Italian eeriness, British villainy and Cornish splendour – the week in art

Giorgio Morandi, Still Life, 1942
Giorgio Morandi, Still Life, 1942 Photograph: Fondazione Magnani-Rocca © DACS 2022

Exhibition of the week

Giorgio Morandi
One of the greatest artists of modern Italy gets a lovely and eye-opening show of his eerie still lifes.
Estorick Collection, London, until 30 April

Also showing

Marcus Harvey
Images of historical heroes and antiheroes by the artist whose portrait of Myra Hindley scandalised the 1990s.
Wellington Arch, London, from 11 January to 19 March

Dan Flavin
Glowing modern masterpieces by this visionary sculptor of light.
David Zwirner, London, from 12 January to 18 February

Charles-Henry Delafosse
Photographs of work and survival in Ivory Coast.
Gerald Moore Gallery, Eltham, London, from 12 January until 28 January

Discs in Echelon version 2 (1935) by Barbara Hepworth.
Discs in Echelon version 2 (1935) by Barbara Hepworth. Photograph: Bowness

Barbara Hepworth
The greatest artist who worked in St Ives, Cornwall, gets a show on her chosen ground.
Tate St Ives until 1May

Image of the week

A woman takes a picture of a Bansky artwork on a building destroyed by fighting in Borodyanka, Kyiv region, Ukraine, Sunday, Nov. 13, 2022.

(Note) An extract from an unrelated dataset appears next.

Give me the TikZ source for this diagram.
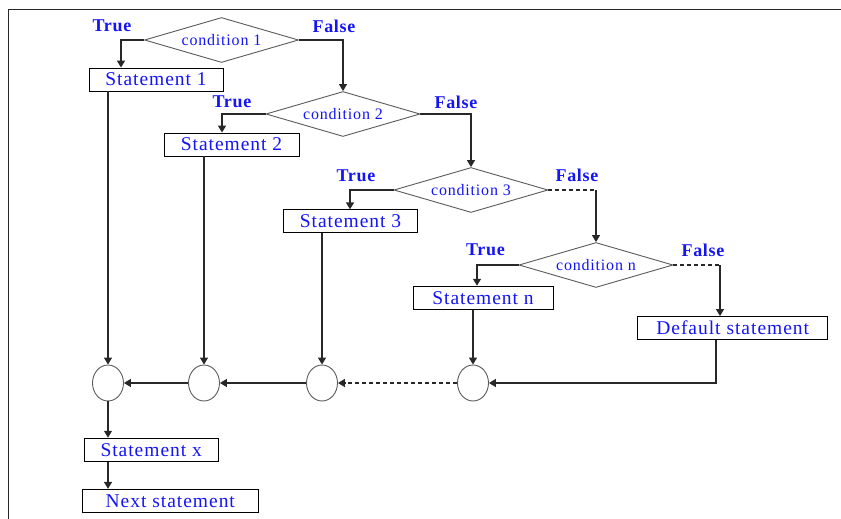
\documentclass[tikz,border=0pt]{standalone}
\usepackage{fontspec}
\setmainfont{Liberation Serif}
\newfontfamily\stmfam{Liberation Serif}[LetterSpace=5]
\newfontfamily\lblfam{Liberation Serif}[LetterSpace=4]
\newcommand\stmfnt{\stmfam\fontsize{19.5}{21}\selectfont}
\newcommand\cndfnt{\stmfam\fontsize{16}{18}\selectfont}
\newcommand\lblfnt{\lblfam\bfseries\fontsize{18}{20}\selectfont}
\usetikzlibrary{arrows.meta,shapes.geometric}
\definecolor{txtblue}{RGB}{20,20,245}
\definecolor{lg}{RGB}{90,90,90}
\definecolor{cl}{RGB}{40,40,40}
\begin{document}
\begin{tikzpicture}[x=1pt,y=-1pt,
  stmbox/.style={draw=black, line width=0.9pt, minimum width=#1, minimum height=23pt, inner sep=0pt, font=\stmfnt, text=txtblue},
  dia/.style={diamond, draw=lg, line width=0.9pt, aspect=3.3, minimum width=154pt, minimum height=45pt, inner sep=0pt, font=\cndfnt, text=txtblue},
  circ/.style={ellipse, draw=lg, line width=0.9pt, minimum width=31pt, minimum height=36pt, inner sep=0pt},
  lbl/.style={font=\lblfnt, text=txtblue, inner sep=0pt},
  conn/.style={draw=cl, line width=1.4pt},
  arr/.style={conn, -{Triangle[length=7pt,width=8pt]}},
  dsh/.style={dash pattern=on 4pt off 3pt},
  frame/.style={draw=cl, line width=1pt}
]
\useasboundingbox (0,0) rectangle (841,519);
\draw[frame] (8,519) -- (8,9.5) -- (841,9.5);

% decisions
\node[dia] (c1) at (221.5,40) {condition 1};
\node[dia] (c2) at (343,114) {condition 2};
\node[dia] (c3) at (471,190) {condition 3};
\node[dia] (cn) at (596,265) {condition n};

% statements
\node[stmbox=134pt] (s1) at (156,79.5) {Statement 1};
\node[stmbox=135pt] (s2) at (231.5,144.5) {Statement 2};
\node[stmbox=134pt] (s3) at (350.5,221.3) {Statement 3};
\node[stmbox=140pt] (sn) at (483,297.7) {Statement n};
\node[stmbox=190pt] (sd) at (732.7,328) {Default statement};
\node[stmbox=134pt] (sx) at (151.2,449.7) {Statement x};
\node[stmbox=176pt] (nx) at (170.3,500.8) {Next statement};

% junctions
\node[circ] (o1) at (108,383) {};
\node[circ] (o2) at (204,383) {};
\node[circ] (o3) at (322,383) {};
\node[circ] (o4) at (473,383) {};

% labels
\node[lbl] (t1) at (112,26) {True};
\node[lbl] (f1) at (334,26) {False};
\node[lbl] (t2) at (232,102) {True};
\node[lbl] (f2) at (456,102) {False};
\node[lbl] (t3) at (356,176) {True};
\node[lbl] (f3) at (577,175.5) {False};
\node[lbl] (tn) at (485.5,250) {True};
\node[lbl] (fn) at (703,250.3) {False};

% branch connectors
\draw[arr] (c1.west) -| (121,0 |- s1.north);
\draw[arr] (c1.east) -| (c2.north);
\draw[arr] (c2.west) -| (222,0 |- s2.north);
\draw[arr] (c2.east) -| (c3.north);
\draw[arr] (c3.west) -| (350,0 |- s3.north);
\coordinate (k3) at (c3.east -| cn.north);
\draw[conn,dsh] (c3.east) -- (k3);
\draw[arr] (k3) -- (cn.north);
\draw[arr] (cn.west) -| (477,0 |- sn.north);
\coordinate (kn) at (720,0 |- cn.east);
\draw[conn,dsh] (cn.east) -- (kn);
\draw[arr] (kn) -- (kn |- sd.north);

% merge connectors
\draw[arr] (o1.north |- s1.south) -- (o1.north);
\draw[arr] (o2.north |- s2.south) -- (o2.north);
\draw[arr] (o3.north |- s3.south) -- (o3.north);
\draw[arr] (o4.north |- sn.south) -- (o4.north);
\coordinate (kd) at (716,0 |- o4.east);
\draw[arr] (716,0 |- sd.south) -- (kd) -- (o4.east);
\draw[arr,dsh] (o4.west) -- (o3.east);
\draw[arr] (o3.west) -- (o2.east);
\draw[arr] (o2.west) -- (o1.east);
\draw[arr] (o1.south) -- (o1.south |- sx.north);
\draw[arr] (o1.south |- sx.south) -- (o1.south |- nx.north);
\end{tikzpicture}
\end{document}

A woman photographs a Banksy artwork on a building destroyed by fighting in Borodyanka, near Kyiv. The image is one of seven street murals painted by the British artist in and around the Ukrainian capital in November, whose fate is now being widely discussed after one of them was stolen – though it was subsequently recovered. Read the full story here.

What we learned

Glasgow is considering legal graffiti walls amid a boom around the city

A British collector has rallied to help a Russian art museum in Spain

US museums will be spotlighting the work of female artists this year

The British Museum has held secret talks with Greece about returning the Parthenon marbles

American artist Dorothy Iannone, whose work focused on intense love, has died aged 89

A portrait by Victorian artist Richard Dadd painted while he was a Bethlem patient is going on display

Japanese architect and “postmodern giant” Arata Isozaki has died

Two leading museums are at loggerheads over a Vermeer painting

A Texas museum has returned a looted sarcophagus to Egypt

Masterpiece of the week

Paul Gauguin, A Vase of Flowers, 1896, The National Gallery, London

A Vase of Flowers, 1896, by Paul Gauguin
You wouldn’t necessarily guess that Gauguin painted this still life in Tahiti. After all, blooms such as bougainvillea and hibiscus, both depicted here, started being imported to Europe as soon as ships could sail around the globe. Such botanical migrations meant Gauguin’s follower Henri Rousseau could paint “jungles” just from visits to the Jardin des Plantes in Paris. But this is not a scientific plant study. It’s a painting whose heady scent you can smell, as the intense colours of the flowers melt and shimmer in your mind, mixing in a druggy gold-edged mystique of tropical splendour. When Gauguin had arrived to stay with Van Gogh in Arles, his friend greeted him with ecstatic paintings of sunflowers. Gauguin here replies to their glow with darker, stranger hues of longing.